なかなか話を聞いてくれるタクシーがいない…
しかし、このままでは取材がままならない。そこで、客を降ろしたばかりの一台のタクシーに乗り、とりあえず「北千住まで」ということで乗車したのちに話を聞いてみることにした。
話を聞かせてくれたのは、キャリア1年未満という新米の運転手だった。軽く世間話に華を咲かせてからいよいよ本題へ。「じつは知り合いから、選挙のときになるとタクシーが空くなんて噂を聞いたんですけど、本当ですか?」と尋ねてみた。すると運転手は「ああ、先輩たちからよく聞きますよ」と答えてくれた。
どうやら噂は本当のようだ。さらに理由を突っ込んだところ「議員や秘書の方々が地元へ帰ってしまうし、テレビのキー局の人たちがそれに連れて地方へと飛んでいってしまうので利用客が減るようですね」ということらしい。さらに、運転手は詳細を教えてくれた。
「先輩たちからの話だと、官公庁の集まる千代田区や中央区、それからマスコミが多い港区でもタクシーが空くようですね。官公庁だとそれこそ、帰宅時間に併せて呼ばれることも多いんですが『ふだん呼ばれる時間帯に呼ばれない』という意見も聞きます。
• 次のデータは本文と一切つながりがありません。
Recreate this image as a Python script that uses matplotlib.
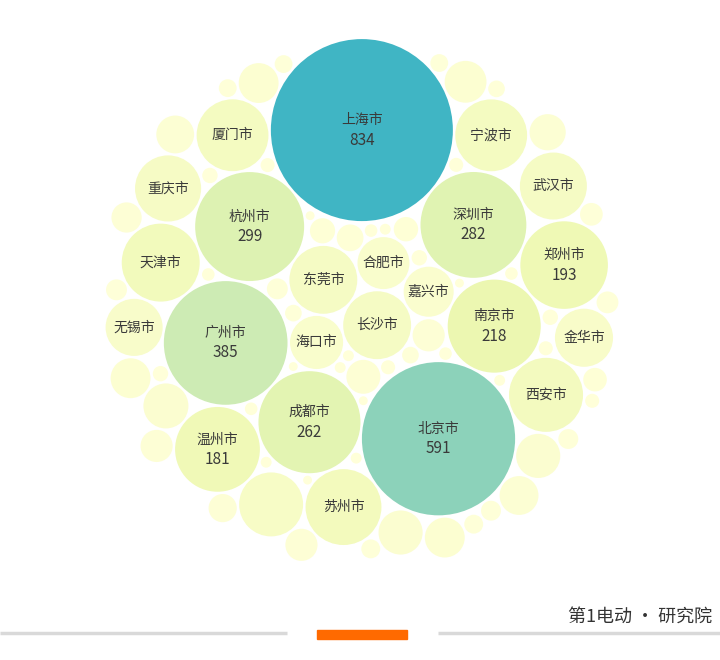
"""Packed bubble chart of city values"""
import numpy as np
import matplotlib.pyplot as plt
from matplotlib import colors
from matplotlib.patches import Circle, Rectangle

plt.rcParams['font.family'] = ['Noto Sans CJK SC', 'DejaVu Sans']

# named cities, in packing order (values of the smaller ones)
# first 5 wrap round the middle, next 5 sit inside, the rest go outside
cities = ["上海市", "杭州市", "广州市", "成都市", "北京市",
          "海口市", "东莞市", "长沙市", "合肥市", "嘉兴市",
          "深圳市", "南京市", "郑州市", "温州市", "天津市", "苏州市",
          "西安市", "宁波市", "厦门市", "武汉市", "重庆市", "金华市",
          "无锡市"]
values = [834, 299, 385, 262, 591,
          71, 116, 116, 68, 63,
          282, 218, 193, 181, 153, 145,
          138, 130, 130, 113, 110, 85,
          82]
# unnamed cities, only drawn as bubbles
other_values = [103, 51, 49, 49, 44, 40, 40, 40, 38, 36, 33, 29, 26, 26, 26,
                23, 20, 18, 16, 15, 14, 13, 12, 11, 11, 10, 10, 9, 9, 8, 8, 8,
                7, 7, 7, 6, 6, 6, 6, 5, 5, 5, 5, 5, 4, 4, 4, 4, 4, 3, 3, 3, 3,
                3, 3, 2, 2, 2, 2, 2]
show_value_min = 180
n_ring, n_inner = 5, 5
hole = 78        # empty middle the ring bubbles wrap round
big_other = 60   # unnamed bubbles at least this big go with the outer ones
pad = 2.5


def ring_layout(radii, h, pad):
    """chain of circles, each touching the hole and the one before"""
    pos = []
    ang = 0.0
    for k, r in enumerate(radii):
        if k > 0:
            a, b = h + radii[k - 1] + pad, h + r + pad
            c = radii[k - 1] + r + pad
            ang -= np.arccos((a * a + b * b - c * c) / (2 * a * b))
        pos.append([(h + r + pad) * np.cos(ang), (h + r + pad) * np.sin(ang)])
    pos = np.array(pos)
    # turn the chain so that its biggest bubble is on top
    top = np.argmax(radii)
    t = -np.pi / 2 - np.arctan2(pos[top, 1], pos[top, 0])
    rot = np.array([[np.cos(t), -np.sin(t)], [np.sin(t), np.cos(t)]])
    return pos @ rot.T


def pack(radii, pos, n_fixed, pad):
    """greedy packing: each circle goes to the free tangent spot nearest the middle"""
    pos = np.vstack([pos, np.zeros((len(radii) - n_fixed, 2))])
    for k in range(n_fixed, len(radii)):
        r = radii[k]
        P = pos[:k]
        R = radii[:k]
        i, j = np.triu_indices(k, 1)
        d_vec = P[j] - P[i]
        d = np.hypot(d_vec[:, 0], d_vec[:, 1])
        a = R[i] + r + pad
        b = R[j] + r + pad
        ok = (d < a + b) & (d > np.abs(a - b))
        i, j, d_vec, d, a, b = i[ok], j[ok], d_vec[ok], d[ok], a[ok], b[ok]
        l = (a ** 2 - b ** 2 + d ** 2) / (2 * d)
        h = np.sqrt(np.maximum(a ** 2 - l ** 2, 0))
        u = d_vec / d[:, None]
        perp = np.stack([-u[:, 1], u[:, 0]], 1)
        base = P[i] + u * l[:, None]
        cand = np.vstack([base + perp * h[:, None], base - perp * h[:, None]])
        dist = np.hypot(cand[:, None, 0] - P[None, :, 0], cand[:, None, 1] - P[None, :, 1])
        free = (dist >= (R[None, :] + r + pad - 1e-6)).all(1)
        cand = cand[free]
        best = np.argmin(np.hypot(cand[:, 0], cand[:, 1]))
        pos[k] = cand[best]
    return pos


n_head = n_ring + n_inner
outer = [(v, c) for v, c in zip(values[n_head:], cities[n_head:])]
outer += [(v, "") for v in other_values if v >= big_other]
outer.sort(key=lambda t: -t[0])
fill = sorted([v for v in other_values if v < big_other], reverse=True)
pack_values = np.array(values[:n_head] + [t[0] for t in outer] + fill, dtype=float)
pack_names = cities[:n_head] + [t[1] for t in outer] + [""] * len(fill)
radii = 91 * np.sqrt(pack_values / 834)

pos = ring_layout(radii[:n_ring], hole, pad)
pos = pack(radii, pos, n_ring, pad)

lo = (pos - radii[:, None]).min(0)
hi = (pos + radii[:, None]).max(0)
mid = (lo + hi) / 2

fig = plt.figure(figsize=(7.2, 6.6), dpi=100)
ax = fig.add_axes([0, 0, 1, 1])
ax.set_xlim(mid[0] - 362, mid[0] + 358)
ax.set_ylim(mid[1] + 360, mid[1] - 300)
ax.set_aspect("equal")
ax.axis("off")

norm = colors.Normalize(0, 1668)
cmap = plt.get_cmap("YlGnBu")
for (x, y), r, v, name in zip(pos, radii, pack_values, pack_names):
    ax.add_patch(Circle((x, y), r, facecolor=cmap(norm(v)), edgecolor="none"))
    if name:
        if v >= show_value_min:
            ax.text(x, y - 10, name, ha="center", va="center", fontsize=10, color="#3a3a3a")
            ax.text(x, y + 10, f"{v:.0f}", ha="center", va="center", fontsize=11, color="#3a3a3a")
        else:
            ax.text(x, y, name, ha="center", va="center", fontsize=10, color="#3a3a3a")

# footer decoration
fax = fig.add_axes([0, 0, 1, 1], facecolor="none")
fax.set_xlim(0, 720)
fax.set_ylim(660, 0)
fax.axis("off")
fax.plot([0, 287], [633, 633], color="#d9d9d9", lw=2.5, solid_capstyle="butt")
fax.plot([438, 720], [633, 633], color="#d9d9d9", lw=2.5, solid_capstyle="butt")
fax.add_patch(Rectangle((317, 630), 90, 9, color="#ff6a00"))
fax.text(712, 617, "第1电动 · 研究院", ha="right", va="center", fontsize=13, color="#333333")

plt.savefig("out.png", dpi=100)
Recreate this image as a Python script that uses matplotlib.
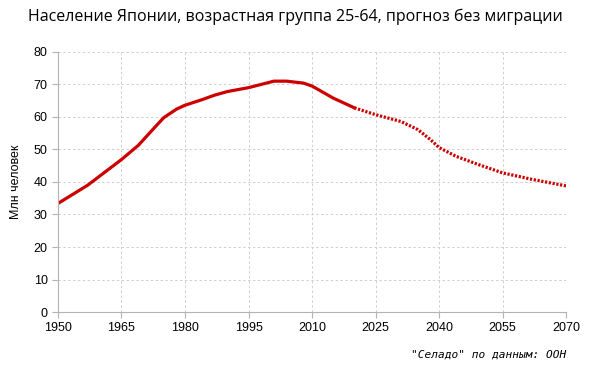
import matplotlib.pyplot as plt

# годы и население 25-64, млн
years_hist = [1950, 1957, 1965, 1969, 1973, 1975, 1978, 1980, 1984, 1987,
              1990, 1995, 2001, 2004, 2008, 2010, 2015, 2020]
pop_hist = [33.4, 39.0, 46.9, 51.3, 57.0, 59.8, 62.4, 63.6, 65.3, 66.7,
            67.8, 69.0, 71.0, 71.0, 70.4, 69.5, 65.8, 62.8]
years_proj = [2020, 2025, 2031, 2035, 2038, 2040, 2044, 2049, 2055, 2062, 2070]
pop_proj = [62.8, 60.7, 58.6, 56.1, 53.0, 50.6, 47.9, 45.5, 42.8, 40.8, 38.8]

x_ticks = list(range(1950, 2071, 15))
y_ticks = list(range(0, 81, 10))

fig = plt.figure(figsize=(5.96, 3.68), dpi=100)
ax = fig.add_axes((0.0973, 0.152, 0.8524, 0.707))

red = '#cc0000'
ax.plot(years_hist, pop_hist, color=red, lw=2.3, solid_joinstyle='round')
ax.plot(years_proj, pop_proj, color=red, lw=2.3, linestyle=(0, (0.7, 0.5)),
        dash_capstyle='butt')

ax.set_xlim(1950, 2070)
ax.set_ylim(0, 80)
ax.set_xticks(x_ticks)
ax.set_yticks(y_ticks)
ax.grid(True, color='#cfcfcf', linestyle=(0, (2.5, 2.5)), lw=0.7)
for s in ['top', 'right']:
    ax.spines[s].set_visible(False)
for s in ['left', 'bottom']:
    ax.spines[s].set_color('#b3b3b3')
ax.tick_params(colors='#b3b3b3', labelcolor='black', labelsize=9, length=4)
for lbl in ax.get_xticklabels() + ax.get_yticklabels():
    lbl.set_family('Liberation Sans')

ax.set_ylabel('Млн человек', fontsize=9, family='Liberation Sans', labelpad=8)
fig.text(0.495, 0.955, 'Население Японии, возрастная группа 25-64, прогноз без миграции',
         ha='center', va='center', fontsize=11.5, family='Open Sans')
fig.text(0.95, 0.035, '"Селадо" по данным: ООН', ha='right', va='center',
         fontsize=8, family='DejaVu Sans Mono', style='italic')

fig.savefig('out.png', dpi=100)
あとは、通常のタクシーと比べて装備が充実している、黒塗りのタクシーも出なくなるそうです」
ほかにも客待ちの列がふだんより伸びている印象があるほか、もっとも分かりやすいのは、領収書の宛名がマスコミの名前ではなくなるといったことが実際に起きるという。
空いているときは「ふだん行かないエリアへ足を運んでみたりしています」と運転手は苦労を明かしてくれたが、赤坂辺りにふだんの活気が戻るのはもう少し先になりそうだ。